*** Material provided ***

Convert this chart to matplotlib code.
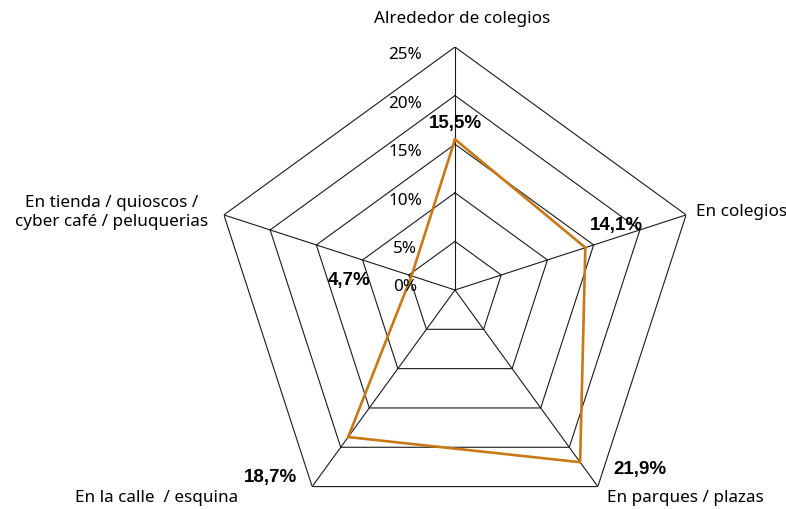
import numpy as np
import matplotlib
matplotlib.use("Agg")
import matplotlib.pyplot as plt

# lugares donde se reporta el consumo (%)
categories = [
    "Alrededor de colegios",
    "En colegios",
    "En parques / plazas",
    "En la calle  / esquina",
    "En tienda / quioscos /\ncyber café / peluquerias",
]
values = [15.5, 14.1, 21.9, 18.7, 4.7]
levels = [0, 5, 10, 15, 20, 25]

# where each text goes, relative to its anchor (pixels)
value_offsets = [(0, 17), (31, 23), (60, -6), (-78, -39), (-62, -4)]
cat_offsets = [(7, 29), (10, 4), (9, -10), (-74, -10), (-112, 3)]
cat_align = ["center", "left", "left", "right", "center"]

line_color = "#C87814"
grid_color = "#1a1a1a"

fig = plt.figure(figsize=(7.86, 5.10), dpi=100)
ax = fig.add_axes([212 / 786, -24 / 510, 486 / 786, 486 / 510], polar=True)
ax.set_theta_offset(np.pi / 2)
ax.set_theta_direction(-1)
ax.set_ylim(0, 25)
ax.grid(False)
ax.set_xticks([])
ax.set_yticks([])
ax.spines["polar"].set_visible(False)
ax.patch.set_visible(False)

n = len(categories)
angles = np.arange(n) * 2 * np.pi / n
closed = np.append(angles, angles[0])

# pentagon grid and spokes
for lv in levels[1:]:
    ax.plot(closed, [lv] * (n + 1), color=grid_color, lw=0.8, zorder=1)
for a in angles:
    ax.plot([a, a], [0, levels[-1]], color=grid_color, lw=0.8, zorder=1)

# series
ax.plot(closed, values + values[:1], color=line_color, lw=1.9, zorder=3)

# radial tick labels along the top spoke
tick_font = dict(family=["Noto Sans", "DejaVu Sans"], fontsize=12.3)
for lv in levels:
    dy = 4 if lv == 0 else -7
    ax.annotate(f"{lv}%", xy=(0, lv), xytext=(-50, dy), textcoords="offset pixels",
                ha="center", va="center", annotation_clip=False, **tick_font)

# value labels
for a, v, off in zip(angles, values, value_offsets):
    ax.annotate(f"{v:.1f}".replace(".", ",") + "%", xy=(a, v), xytext=off,
                textcoords="offset pixels", ha="center", va="center",
                family=["Liberation Sans", "DejaVu Sans"], fontweight="bold",
                fontsize=13.5, annotation_clip=False, zorder=4)

# category labels at the outer vertices
for a, cat, off, ha in zip(angles, categories, cat_offsets, cat_align):
    ax.annotate(cat, xy=(a, levels[-1]), xytext=off, textcoords="offset pixels",
                ha=ha, va="center", multialignment="center", linespacing=1.25,
                annotation_clip=False, **tick_font)

fig.savefig("out.png", dpi=100)
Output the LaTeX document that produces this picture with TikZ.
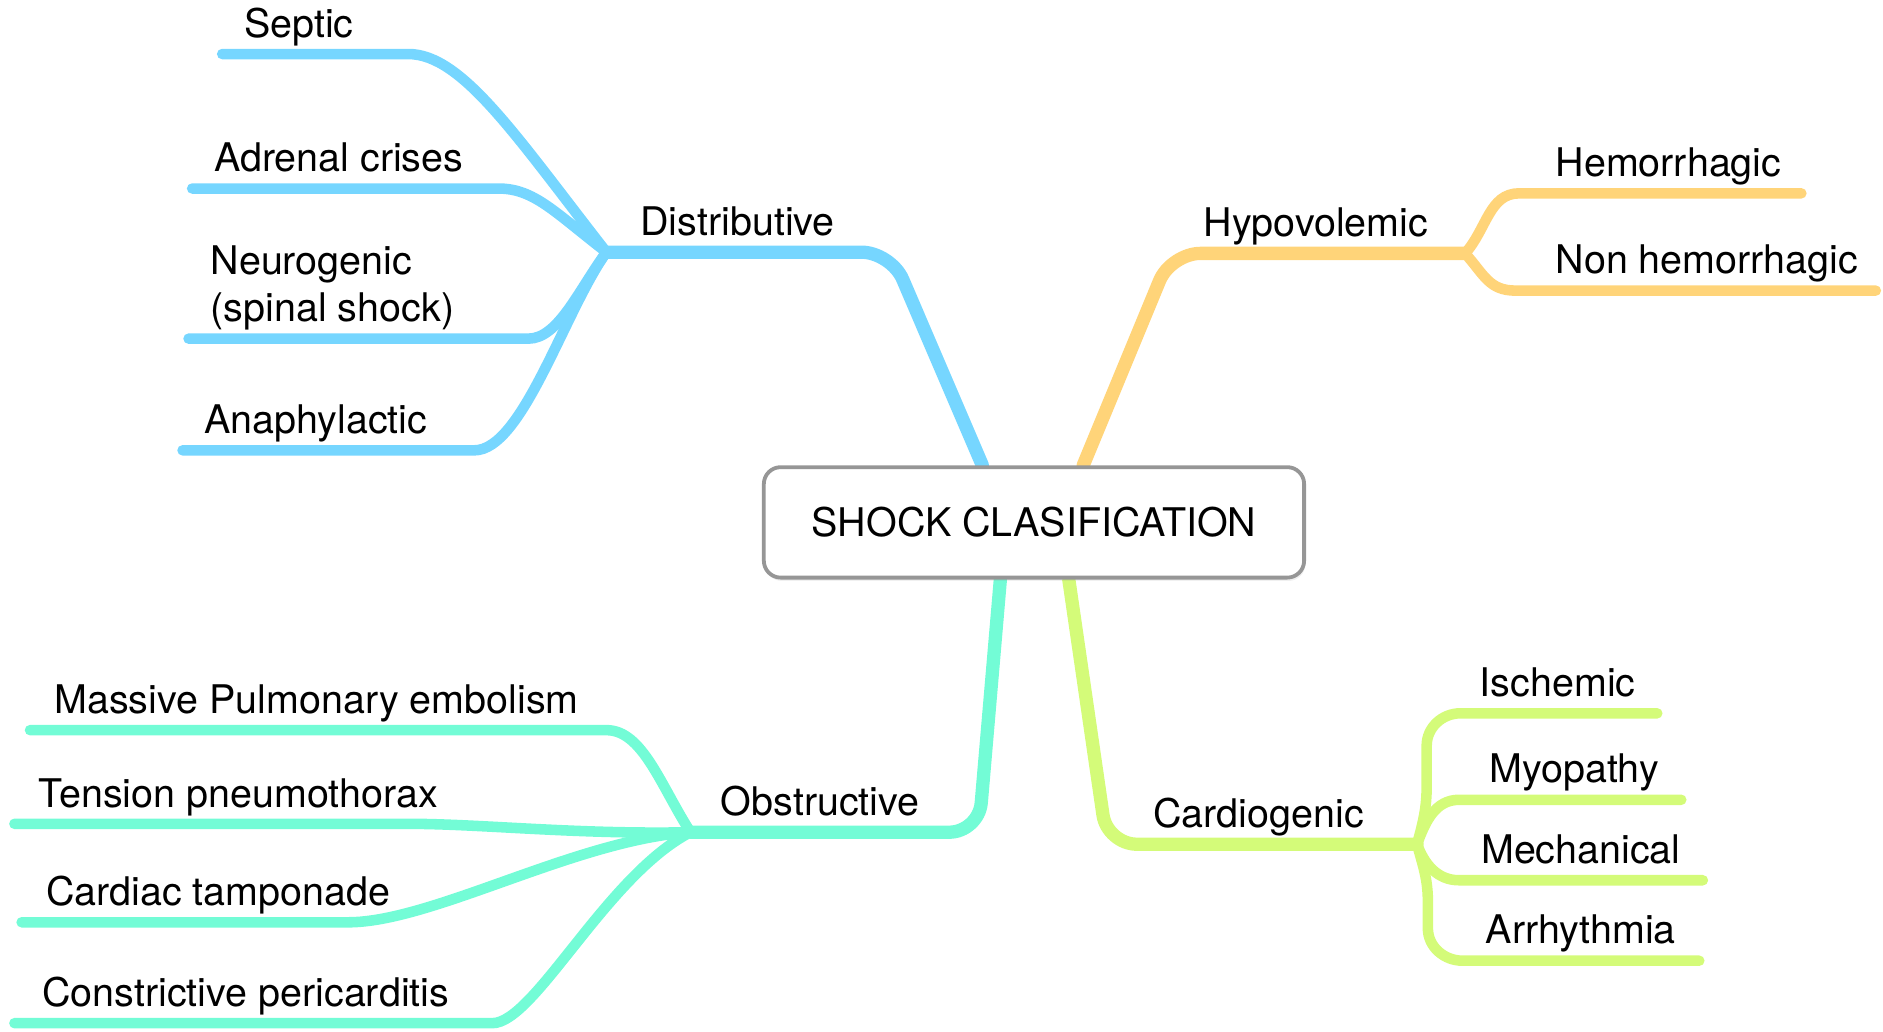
\documentclass[tikz,border=0pt]{standalone}
\usepackage{fontspec}
\setmainfont{TeX Gyre Heros}
\usepackage{tikz}
\usetikzlibrary{backgrounds,calc,shadows}
\definecolor{sky}{HTML}{76D6FF}
\definecolor{cantaloupe}{HTML}{FFD479}
\definecolor{spindrift}{HTML}{73FCD6}
\definecolor{honeydew}{HTML}{D4FB79}
\definecolor{frame}{HTML}{969696}

\begin{document}
\begin{tikzpicture}[x=0.02cm, y=0.02cm,
  lbl/.style={anchor=base west, inner sep=0pt, font=\fontsize{18.7}{22.5}\selectfont},
  trunk/.style={line width=6.3pt, line cap=round, rounded corners=14pt},
  twig/.style={line width=5pt, line cap=round}]
\useasboundingbox (0,0) rectangle (1568,859);

\node[draw=frame, line width=1.8pt, rounded corners=8pt, fill=white,
      minimum width=9cm, minimum height=1.84cm, font=\fontsize{18.7}{22.5}\selectfont,
      drop shadow={shadow xshift=0.6pt, shadow yshift=-1.6pt, opacity=0.12}]
      (root) at (861,424) {SHOCK CLASIFICATION};

\coordinate (djun) at (505,649);
\coordinate (hjun) at (1220,648);
\coordinate (ojun) at (575,166);
\coordinate (cjun) at (1180,156);

\node[lbl] (dist) at (533,663) {Distributive};
\node[lbl] (septic) at (203,828) {Septic};
\node[lbl] (adrenal) at (178,716) {Adrenal crises};
\node[lbl, align=left] (neuro) at (175,591) {Neurogenic\\(spinal shock)};
\node[lbl] (anaph) at (170,498) {Anaphylactic};

\node[lbl] (hypo) at (1002,662) {Hypovolemic};
\node[lbl] (hemor) at (1295,712) {Hemorrhagic};
\node[lbl] (nonhem) at (1295,631) {Non hemorrhagic};

\node[lbl] (obst) at (600,180) {Obstructive};
\node[lbl] (massive) at (45,265) {Massive Pulmonary embolism};
\node[lbl] (tension) at (32,187) {Tension pneumothorax};
\node[lbl] (tamp) at (38,105) {Cardiac tamponade};
\node[lbl] (constr) at (35,21) {Constrictive pericarditis};

\node[lbl] (cardio) at (960,170) {Cardiogenic};
\node[lbl] (ischem) at (1232,279) {Ischemic};
\node[lbl] (myop) at (1240,207) {Myopathy};
\node[lbl] (mech) at (1233,140) {Mechanical};
\node[lbl] (arrhy) at (1237,73) {Arrhythmia};

\coordinate (sep1) at (340,814); \coordinate (sep0) at (185,814);
\coordinate (adr1) at (415,702); \coordinate (adr0) at (160,702);
\coordinate (neu1) at (440,577); \coordinate (neu0) at (157,577);
\coordinate (ana1) at (395,484); \coordinate (ana0) at (152,484);
\coordinate (hem0) at (1265,698); \coordinate (hem1) at (1500,698);
\coordinate (non0) at (1262,617); \coordinate (non1) at (1562,617);
\coordinate (mas1) at (505,251); \coordinate (mas0) at (25,251);
\coordinate (ten1) at (340,173); \coordinate (ten0) at (12,173);
\coordinate (car1) at (290,91); \coordinate (car0) at (18,91);
\coordinate (con1) at (410,7); \coordinate (con0) at (12,7);
\coordinate (isc0) at (1216,265); \coordinate (isc1) at (1380,265);
\coordinate (myo0) at (1215,193); \coordinate (myo1) at (1400,193);
\coordinate (mec0) at (1215,126); \coordinate (mec1) at (1418,126);
\coordinate (arr0) at (1218,59); \coordinate (arr1) at (1415,59);

\begin{scope}[on background layer]
\draw[trunk, sky] ($(root.north)+(-43,0)$) -- (742,649) -- (djun);
\draw[twig, sky] (djun) .. controls (430,745) and (385,814) .. (sep1) -- (sep0);
\draw[twig, sky] (djun) .. controls (462,682) and (445,702) .. (adr1) -- (adr0);
\draw[twig, sky] (djun) .. controls (482,618) and (465,577) .. (neu1) -- (neu0);
\draw[twig, sky] (djun) .. controls (470,600) and (435,484) .. (ana1) -- (ana0);

\draw[trunk, cantaloupe] ($(root.north)+(41,0)$) -- (975,648) -- (hjun);
\draw[twig, cantaloupe] (hjun) .. controls (1238,668) and (1240,698) .. (hem0) -- (hem1);
\draw[twig, cantaloupe] (hjun) .. controls (1236,630) and (1240,617) .. (non0) -- (non1);

\draw[trunk, spindrift] ($(root.south)+(-28,0)$) -- (815,166) -- (ojun);
\draw[twig, spindrift] (ojun) .. controls (550,205) and (535,251) .. (mas1) -- (mas0);
\draw[twig, spindrift] (ojun) .. controls (480,164) and (400,173) .. (ten1) -- (ten0);
\draw[twig, spindrift] (ojun) .. controls (480,160) and (360,91) .. (car1) -- (car0);
\draw[twig, spindrift] (ojun) .. controls (505,130) and (445,7) .. (con1) -- (con0);

\draw[trunk, honeydew] ($(root.south)+(29,0)$) -- (922,156) -- (cjun);
\draw[twig, honeydew] (cjun) to[out=75,in=-90] (1188,205) -- (1188,238) to[out=90,in=180] (isc0) -- (isc1);
\draw[twig, honeydew] (cjun) to[out=70,in=180] (myo0) -- (myo1);
\draw[twig, honeydew] (cjun) to[out=-70,in=180] (mec0) -- (mec1);
\draw[twig, honeydew] (cjun) to[out=-75,in=90] (1189,108) -- (1189,86) to[out=-90,in=180] (arr0) -- (arr1);
\end{scope}
\end{tikzpicture}
\end{document}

***

Your task is to retype exactly the lines from the one containing "Output the LaTeX" through the one containing "(arrhy) at (1237,73)", leaving every picture out.

Result:
Output the LaTeX document that produces this picture with TikZ.
\documentclass[tikz,border=0pt]{standalone}
\usepackage{fontspec}
\setmainfont{TeX Gyre Heros}
\usepackage{tikz}
\usetikzlibrary{backgrounds,calc,shadows}
\definecolor{sky}{HTML}{76D6FF}
\definecolor{cantaloupe}{HTML}{FFD479}
\definecolor{spindrift}{HTML}{73FCD6}
\definecolor{honeydew}{HTML}{D4FB79}
\definecolor{frame}{HTML}{969696}

\begin{document}
\begin{tikzpicture}[x=0.02cm, y=0.02cm,
  lbl/.style={anchor=base west, inner sep=0pt, font=\fontsize{18.7}{22.5}\selectfont},
  trunk/.style={line width=6.3pt, line cap=round, rounded corners=14pt},
  twig/.style={line width=5pt, line cap=round}]
\useasboundingbox (0,0) rectangle (1568,859);

\node[draw=frame, line width=1.8pt, rounded corners=8pt, fill=white,
      minimum width=9cm, minimum height=1.84cm, font=\fontsize{18.7}{22.5}\selectfont,
      drop shadow={shadow xshift=0.6pt, shadow yshift=-1.6pt, opacity=0.12}]
      (root) at (861,424) {SHOCK CLASIFICATION};

\coordinate (djun) at (505,649);
\coordinate (hjun) at (1220,648);
\coordinate (ojun) at (575,166);
\coordinate (cjun) at (1180,156);

\node[lbl] (dist) at (533,663) {Distributive};
\node[lbl] (septic) at (203,828) {Septic};
\node[lbl] (adrenal) at (178,716) {Adrenal crises};
\node[lbl, align=left] (neuro) at (175,591) {Neurogenic\\(spinal shock)};
\node[lbl] (anaph) at (170,498) {Anaphylactic};

\node[lbl] (hypo) at (1002,662) {Hypovolemic};
\node[lbl] (hemor) at (1295,712) {Hemorrhagic};
\node[lbl] (nonhem) at (1295,631) {Non hemorrhagic};

\node[lbl] (obst) at (600,180) {Obstructive};
\node[lbl] (massive) at (45,265) {Massive Pulmonary embolism};
\node[lbl] (tension) at (32,187) {Tension pneumothorax};
\node[lbl] (tamp) at (38,105) {Cardiac tamponade};
\node[lbl] (constr) at (35,21) {Constrictive pericarditis};

\node[lbl] (cardio) at (960,170) {Cardiogenic};
\node[lbl] (ischem) at (1232,279) {Ischemic};
\node[lbl] (myop) at (1240,207) {Myopathy};
\node[lbl] (mech) at (1233,140) {Mechanical};
\node[lbl] (arrhy) at (1237,73) {Arrhythmia};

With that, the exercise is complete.